Before discussing that point, it is worthwhile recalling that infinite sets are not strictly the parlance of the erudite mathematician. Much of physics is built on the idea of an infinite set representing a physical process (e.g. Fourier Series). And infinite sets or, more properly said, their avoidance was used in classical philosophy for all sorts of arguments (e.g. Aquinus’s arguments for the existence of God). So, the implications of the ZFC system may range further than simply a technical point on the correctness of infinite sets.
That said, the controversy surrounding the Axiom of Choice is both serious and interesting. The first controversy is that the Axiom of Choice presents is the fact that while it tells us that there is a way of selecting a member from a set it doesn’t tell us how. In other terms, the Axiom of Choice is not constructive and, so, we are left with the problem of saying that we can choose but we don’t know how the choice is made or even, sometimes, what is chosen. It is as if a miracle happened.
A direct consequence of this miracle, as discussed the PBS Infinite Series, is that Axiom of Choice can produce sets that are measureless from perfectly measurable sets. As shown in the video, at set S has, by one argument, a measure between 1 and 3, but, by another argument, its measure must be zero. So, S is a non-measurable set.
Even more disturbing is Banach-Tarski Paradox. The essence of this paradox is that a 3-dimensional ball can be taken apart into a finite number of disjoint pieces.

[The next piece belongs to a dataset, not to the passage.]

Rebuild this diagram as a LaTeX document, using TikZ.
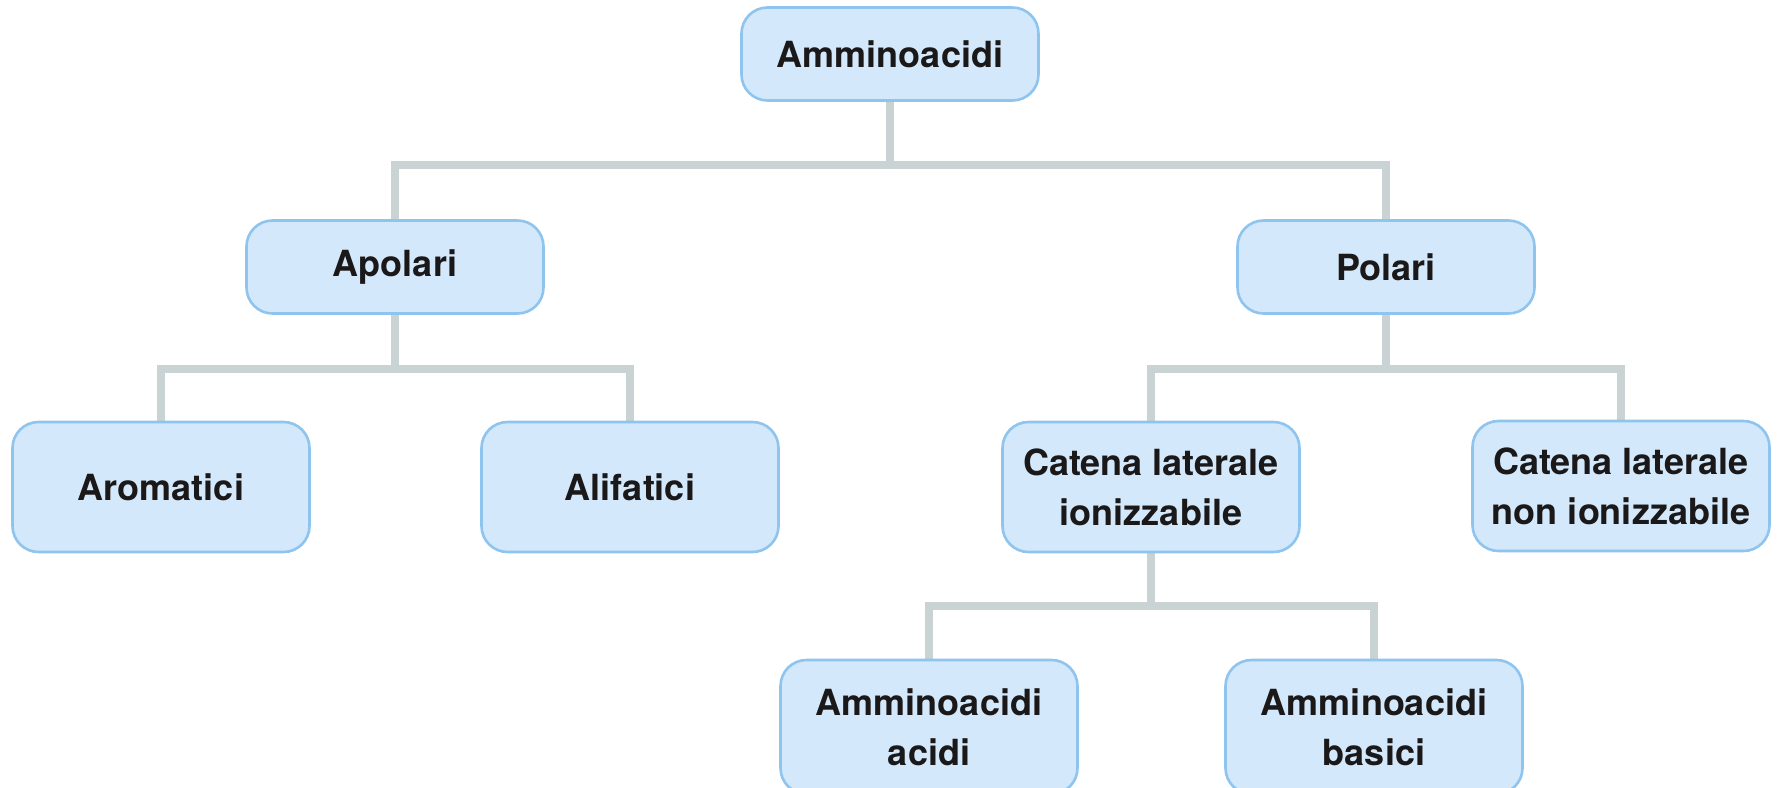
\documentclass[tikz,border=0pt]{standalone}
\usepackage{fontspec}
\setmainfont{TeX Gyre Heros}
\usetikzlibrary{backgrounds}
\definecolor{boxfill}{HTML}{D3E8FA}
\definecolor{boxline}{HTML}{8EC4EE}
\definecolor{connline}{HTML}{C9D3D3}
\definecolor{txt}{HTML}{1A1818}
\tikzset{
  box/.style={draw=boxline, fill=boxfill, line width=1.3pt, rounded corners=13pt,
    minimum width=148.5pt, align=center, text=txt, inner sep=0pt,
    font=\fontsize{18}{25}\selectfont\bfseries},
  boxA/.style={box, minimum height=46.5pt},
  boxB/.style={box, minimum height=65pt},
  boxC/.style={box, minimum height=67pt},
  conn/.style={draw=connline, line width=4.4pt}
}
\begin{document}
\begin{tikzpicture}[x=0.5pt,y=-0.5pt]
\useasboundingbox (0,0) rectangle (1777,787);
\node[boxA] (top) at (890,54) {Amminoacidi};
\node[boxA] (apo) at (395,267) {Apolari};
\node[boxA] (pol) at (1386,267) {Polari};
\node[boxB] (aro) at (161,487) {Aromatici};
\node[boxB] (ali) at (630,487) {Alifatici};
\node[boxB] (ion) at (1151,487) {Catena laterale\\ionizzabile};
\node[boxB] (non) at (1621,486) {Catena laterale\\non ionizzabile};
\node[boxC] (acidi) at (929,727) {Amminoacidi\\acidi};
\node[boxC] (basici) at (1374,727) {Amminoacidi\\basici};
\coordinate (b1) at (890,165);
\coordinate (b2) at (395,369);
\coordinate (b3) at (1386,369);
\coordinate (b4) at (1151,606);
\begin{scope}[on background layer]
\draw[conn] (top.south) -- (b1);
\draw[conn] (apo.north) |- (b1) -| (pol.north);
\draw[conn] (apo.south) -- (b2);
\draw[conn] (aro.north) |- (b2) -| (ali.north);
\draw[conn] (pol.south) -- (b3);
\draw[conn] (ion.north) |- (b3) -| (non.north);
\draw[conn] (ion.south) -- (b4);
\draw[conn] (acidi.north) |- (b4) -| (basici.north);
\end{scope}
\end{tikzpicture}
\end{document}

These pieces can then be reassembled to make two balls of the same size. We are supposed to be comforted by the fact that in this process, the disjoint pieces are non-measurable sets. Details explaining the process are found in the Vsauce video linked below.
I’ll close by saying that after really thinking about the Axiom of Choice and all of the controversy that comes in its wake, I now have a better idea about the mix of feelings of that academic mentioned at the beginning. I also must confess a deep concern with mathematical logic applied to infinite sets. Unfortunately, that concern seems to have no immediate mitigation, which means researchers and, for that matter, the whole human race still has a long way to go in understanding infinity.